2010-12-28

An easy way to understand JavaScript’s prototypal inheritance

Update 2011-06-25:Prototypes as classes” is an improved version of this blog post.

This blog post explains JavaScript’s prototypal inheritance in a simple way. As it turns out, if we initially leave out constructors, then it is easy to understand. Thus, we first look at the fictional programming language ProtoScript which is JavaScript minus constructors, explain it, and then move on to constructors. As a result, you should have a solid understanding of prototypal inheritance and won’t be confused, any more, by all the JavaScript tricks out there.
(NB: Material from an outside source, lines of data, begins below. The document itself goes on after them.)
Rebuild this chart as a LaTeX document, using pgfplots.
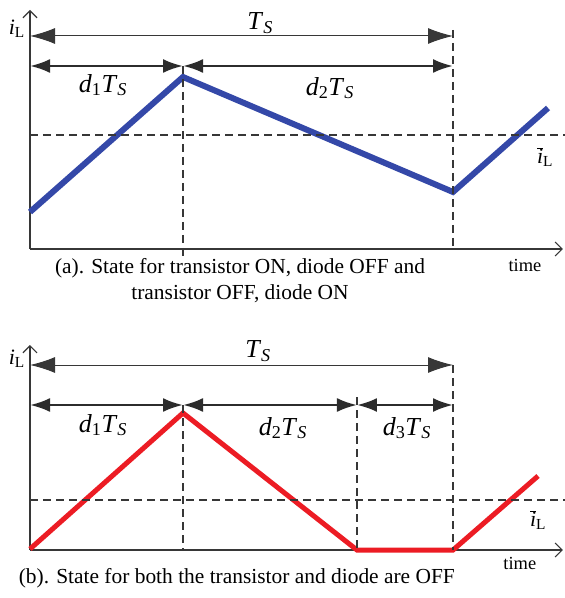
\documentclass[border=0pt]{standalone}
\usepackage{fontspec}
\setmainfont{Liberation Serif}
\usepackage{pgfplots}
\pgfplotsset{compat=1.18}
\usetikzlibrary{arrows.meta}
\definecolor{curblue}{RGB}{52,72,168}
\definecolor{curred}{RGB}{236,28,36}
\definecolor{ink}{RGB}{55,55,55}

\pgfplotsset{
  panel/.style={
    x=423bp, y=1bp, xmin=0, xmax=1.26, ymin=0,
    axis lines=left, xtick=\empty, ytick=\empty,
    axis line style={ink, line width=1.3bp,
      -{Straight Barb[length=7bp,width=14bp,line width=1.2bp]}},
    clip=false, anchor=south west,
  },
}
\tikzset{
  guideline/.style={ink, line width=1.1bp, dash pattern=on 8bp off 5bp},
  spanarr/.style={ink, line width=1bp,
    {Latex[length=25bp,width=16bp]}-{Latex[length=25bp,width=16bp]}},
  partarr/.style={ink!80!black, line width=2.6bp,
    {Latex[length=20bp,width=14bp]}-{Latex[length=20bp,width=14bp]}},
  labtxt/.style={font=\fontsize{26}{28}\selectfont, inner sep=0pt},
  smalllab/.style={font=\fontsize{22}{24}\selectfont, inner sep=0pt},
  captxt/.style={font=\fontsize{21.5}{26}\selectfont, align=center},
}
\newcommand{\dT}[1]{\textit{d}\textsubscript{#1}\textit{T}\textsubscript{\textit{S}}}
\newcommand{\ibar}{$\overline{\mbox{\textit{i}}}$\textsubscript{L}}

\begin{document}
\begin{tikzpicture}[x=1bp,y=1bp]
\useasboundingbox (-30,-349) rectangle (535,249);

% (a) transistor ON / diode ON, continuous conduction
\begin{axis}[panel, ymax=239, at={(0,0)}]
\addplot[curblue, line width=6bp] coordinates {(0,37) (0.3617,172) (1,57) (1.2246,141)};
\draw[guideline] (0,114) -- (1.265,114);
\draw[guideline] (0.3617,183) -- (0.3617,-10);
\draw[guideline] (1,219) -- (1,0);
\draw[spanarr] (0,213) -- (1,213);
\draw[partarr] (0,183) -- (0.3617,183);
\draw[partarr] (0.3617,183) -- (1,183);
\node[labtxt] at (0.544,226) {\textit{T}\textsubscript{\textit{S}}};
\node[labtxt] at (0.1726,164) {\dT{1}};
\node[labtxt] at (0.709,161) {\dT{2}};
\node[smalllab] at (1.2175,92) {\ibar};
\node[font=\fontsize{18.5}{20}\selectfont] at (1.170,-16) {time};
\node[smalllab] at (-0.031,220) {\textit{i}\textsubscript{L}};
\node[captxt] at (0.4965,-32) {(a). State for transistor ON, diode OFF and\\transistor OFF, diode ON};
\end{axis}

% (b) discontinuous conduction
\begin{axis}[panel, ymax=205, at={(0,-301)}]
\addplot[curred, line width=5bp] coordinates {(0,1) (0.3617,137) (0.773,0) (1,0) (1.201,74)};
\draw[guideline] (0,50) -- (1.265,50);
\draw[guideline] (0.3617,145) -- (0.3617,0);
\draw[guideline] (0.773,153) -- (0.773,0);
\draw[guideline] (1,185) -- (1,0);
\draw[spanarr] (0,185) -- (1,185);
\draw[partarr] (0,145) -- (0.3617,145);
\draw[partarr] (0.3617,145) -- (0.773,145);
\draw[partarr] (0.773,145) -- (1,145);
\node[labtxt] at (0.539,199) {\textit{T}\textsubscript{\textit{S}}};
\node[labtxt] at (0.1726,125) {\dT{1}};
\node[labtxt] at (0.598,122) {\dT{2}};
\node[labtxt] at (0.891,122) {\dT{3}};
\node[smalllab] at (1.201,30) {\ibar};
\node[font=\fontsize{18.5}{20}\selectfont] at (1.158,-13) {time};
\node[smalllab] at (-0.031,191) {\textit{i}\textsubscript{L}};
\node[captxt] at (0.489,-28) {(b). State for both the transistor and diode are OFF};
\end{axis}
\end{tikzpicture}
\end{document}
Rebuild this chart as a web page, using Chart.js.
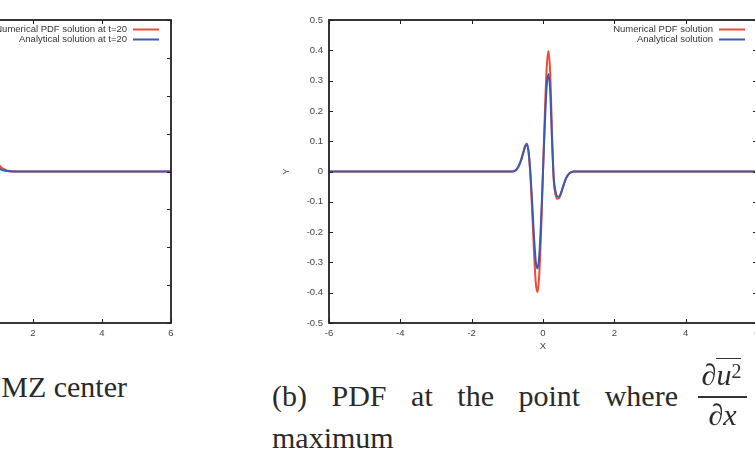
<!DOCTYPE html>
<html>
<head>
<meta charset="utf-8">
<script src="https://cdn.jsdelivr.net/npm/chart.js@4/dist/chart.umd.min.js"></script>
<style>
  html, body { margin: 0; padding: 0; background: #fff; }
  body { width: 755px; height: 465px; overflow: hidden; position: relative; }
  canvas { position: absolute; top: 0; }
  #chartLeft { left: -302px; }
  #chartRight { left: 270px; }
  .cap { position: absolute; font-family: "Liberation Serif", "DejaVu Serif", serif; font-size: 30px;
         line-height: 30px; color: #2a2a2a; white-space: nowrap; }
  .justify { text-align: justify; text-align-last: justify; }
  .bar { position: absolute; background: #333; height: 1.5px; }
  .ol { display: inline-block; border-top: 1.5px solid #333; line-height: 32px; }
  .sup { font-size: 20px; line-height: 0; vertical-align: 7px; }
</style>
</head>
<body>
<canvas id="chartLeft" width="483" height="360"></canvas>
<canvas id="chartRight" width="520" height="360"></canvas>

<div class="cap" style="right:628px; top:372px;">MZ center</div>
<div class="cap justify" style="left:272px; top:381px; width:406px;">(b) PDF at the point where</div>
<div class="cap" style="left:272px; top:423px;">maximum</div>
<div class="cap" style="left:696px; top:358px; width:51px; text-align:center;">∂<span class="ol"><i>u</i><span class="sup">2</span></span></div>
<div class="bar" style="left:698px; top:396px; width:49px;"></div>
<div class="cap" style="left:698px; top:400px; width:49px; text-align:center;">∂<i>x</i></div>

<script>
'use strict';

// right panel: PDF where d(u^2)/dx is maximum
const xRight = [-6, -1, -0.9, -0.85, -0.8, -0.75, -0.7, -0.65, -0.6, -0.55, -0.5, -0.45, -0.4, -0.35,
  -0.3, -0.25, -0.2, -0.15, -0.1, -0.05, 0, 0.05, 0.1, 0.15, 0.2, 0.25, 0.3, 0.35, 0.4, 0.45,
  0.5, 0.55, 0.6, 0.65, 0.7, 0.75, 0.8, 0.85, 0.9, 1, 6];
const numRight = [0, 0, 0, 0, 0.002, 0.006, 0.014, 0.027, 0.044, 0.065, 0.085, 0.092, 0.06, -0.02,
  -0.14, -0.27, -0.37, -0.398, -0.33, -0.185, 0, 0.185, 0.335, 0.398, 0.33, 0.14, -0.025, -0.075, -0.09, -0.088,
  -0.074, -0.055, -0.036, -0.021, -0.011, -0.005, -0.002, 0, 0, 0, 0];
const anaRight = [0, 0, 0, 0, 0.002, 0.006, 0.014, 0.026, 0.042, 0.062, 0.082, 0.09, 0.06, -0.01,
  -0.11, -0.22, -0.3, -0.32, -0.27, -0.15, 0, 0.15, 0.275, 0.322, 0.27, 0.11, -0.02, -0.065, -0.082, -0.083,
  -0.072, -0.055, -0.037, -0.022, -0.012, -0.005, -0.002, 0, 0, 0, 0];

// left panel: PDF at the MZ center (only its right tail is in view)
const xLeft = [-6, -1.5, -1.2, -1, -0.5, 0, 0.5, 1, 1.2, 1.5, 6];
const numLeft = [0, 0, 0.004, 0.02, 0.15, 0.25, 0.15, 0.02, 0.004, 0, 0];
const anaLeft = [0, 0, 0.002, 0.012, 0.14, 0.24, 0.14, 0.012, 0.002, 0, 0];

const RED = '#ee4a36';
const BLUE = '#3a5bb2';
const INK = '#222';
const TICK_FONT = { family: 'Liberation Sans, Arial, sans-serif', size: 9.5 };

const pairs = (xs, ys) => xs.map((x, i) => ({ x, y: ys[i] }));

// gnuplot look: closed frame, inward ticks on all sides, legend text left of its sample
const gnuFrame = {
  id: 'gnuFrame',
  afterDatasetsDraw(chart) {
    const { ctx, chartArea: a, scales: { x, y } } = chart;
    ctx.save();
    ctx.strokeStyle = INK;
    ctx.lineWidth = 1;
    ctx.beginPath();
    x.ticks.forEach(t => {
      const px = Math.round(x.getPixelForValue(t.value)) + 0.5;
      ctx.moveTo(px, a.bottom); ctx.lineTo(px, a.bottom - 4);
      ctx.moveTo(px, a.top); ctx.lineTo(px, a.top + 4);
    });
    y.ticks.forEach(t => {
      const py = Math.round(y.getPixelForValue(t.value)) + 0.5;
      ctx.moveTo(a.left, py); ctx.lineTo(a.left + 4, py);
      ctx.moveTo(a.right, py); ctx.lineTo(a.right - 4, py);
    });
    ctx.stroke();
    ctx.lineWidth = 1.8;
    ctx.strokeRect(a.left, a.top, a.width, a.height);

    ctx.font = '9.5px ' + TICK_FONT.family;
    ctx.textAlign = 'right';
    ctx.textBaseline = 'middle';
    const legendItems = chart.data.datasets.slice().sort((p, q) => p.legendIndex - q.legendIndex);
    legendItems.forEach((ds, i) => {
      const ly = a.top + 9.5 + i * 10;
      ctx.fillStyle = '#333';
      ctx.fillText(ds.label, a.right - 44, ly);
      ctx.strokeStyle = ds.borderColor;
      ctx.lineWidth = 2;
      ctx.beginPath();
      ctx.moveTo(a.right - 38, ly);
      ctx.lineTo(a.right - 12, ly);
      ctx.stroke();
    });
    ctx.restore();
  }
};

function makePanel(canvasId, xs, num, ana, yMin, yMax, suffix) {
  return new Chart(document.getElementById(canvasId), {
    type: 'line',
    data: {
      datasets: [
        {
          label: 'Analytical solution' + suffix, legendIndex: 1, order: 0,
          data: pairs(xs, ana), borderColor: BLUE, borderWidth: 2,
          pointRadius: 0, cubicInterpolationMode: 'monotone',
        },
        {
          label: 'Numerical PDF solution' + suffix, legendIndex: 0, order: 1,
          data: pairs(xs, num), borderColor: RED, borderWidth: 2,
          pointRadius: 0, cubicInterpolationMode: 'monotone',
        },
      ],
    },
    options: {
      responsive: false,
      animation: false,
      devicePixelRatio: 1,
      layout: { padding: { top: 20, right: canvasId === 'chartRight' ? 33 : 10, left: 0, bottom: 0 } },
      plugins: { legend: { display: false }, tooltip: { enabled: false } },
      scales: {
        x: {
          type: 'linear', min: -6, max: 6,
          ticks: { stepSize: 2, color: '#444', font: TICK_FONT, padding: 5 },
          grid: { display: false, drawTicks: false },
          border: { display: false },
          title: { display: true, text: 'X', color: '#444', font: TICK_FONT, padding: { top: 0, bottom: 8 } },
          afterFit: s => { s.height = 37; },
        },
        y: {
          min: yMin, max: yMax,
          ticks: { stepSize: 0.1, color: '#444', font: TICK_FONT, padding: 6,
                   callback: v => String(+v.toFixed(1)) },
          grid: { display: false, drawTicks: false },
          border: { display: false },
          title: { display: true, text: 'Y', color: '#444', font: TICK_FONT, padding: { top: 11, bottom: 0 } },
          afterFit: s => { s.width = 59; },
        },
      },
    },
    plugins: [gnuFrame],
  });
}

makePanel('chartLeft', xLeft, numLeft, anaLeft, -0.4, 0.4, ' at t=20');
makePanel('chartRight', xRight, numRight, anaRight, -0.5, 0.5, '');
</script>
</body>
</html>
Inheritance in the fictional ProtoScript

When looking for data, the search starts at this and traverses a chain of prototype objects, where each object is a prototype for its predecessor. If something cannot be found in an object, the search continues in the prototype.
Let us assume for a moment that we program in a language called ProtoScript that is exactly like JavaScript, but without constructors. That leads to a simpler version of JavaScript’s protypal inheritance that is easy to understand. Without constructors, there are two ways to create a new object in ProtoScript: one either constructs it directly (e.g. via an object literal) or copies another object. JavaScript does not have a built-in way for copying an object, but for ProtoScript and all completely prototype-based programming languages, this is an essential operation, as it replaces constructors. Just like JavaScript, ProtoScript objects contain named slots that hold either functions or values. The former kind of slot is called a method, the latter a property. The expression obj.prop looks up the value of slot prop in object obj. This lookup starts by binding this to obj and then looks for the slot in obj. If it cannot be found, the search fails with an error message, unless there is a special property called __proto__. In that case, the search continues in the object pointed to by that property. That object can again contain a __proto__ property, so we always get a prototype chain of one or more objects. While going through that chain, this stays bound to obj. The value of this is important for methods, because it allows them to look up other slot values. It is an implicit parameter. The method invocation obj.method() works similarly to reading a property: ProtoScript looks for the value of method and then tries to execute it. As an aside, the expression without parentheses, obj.method would return a function, without invoking it. Thus, the parentheses can be seen as an operator that invokes a function.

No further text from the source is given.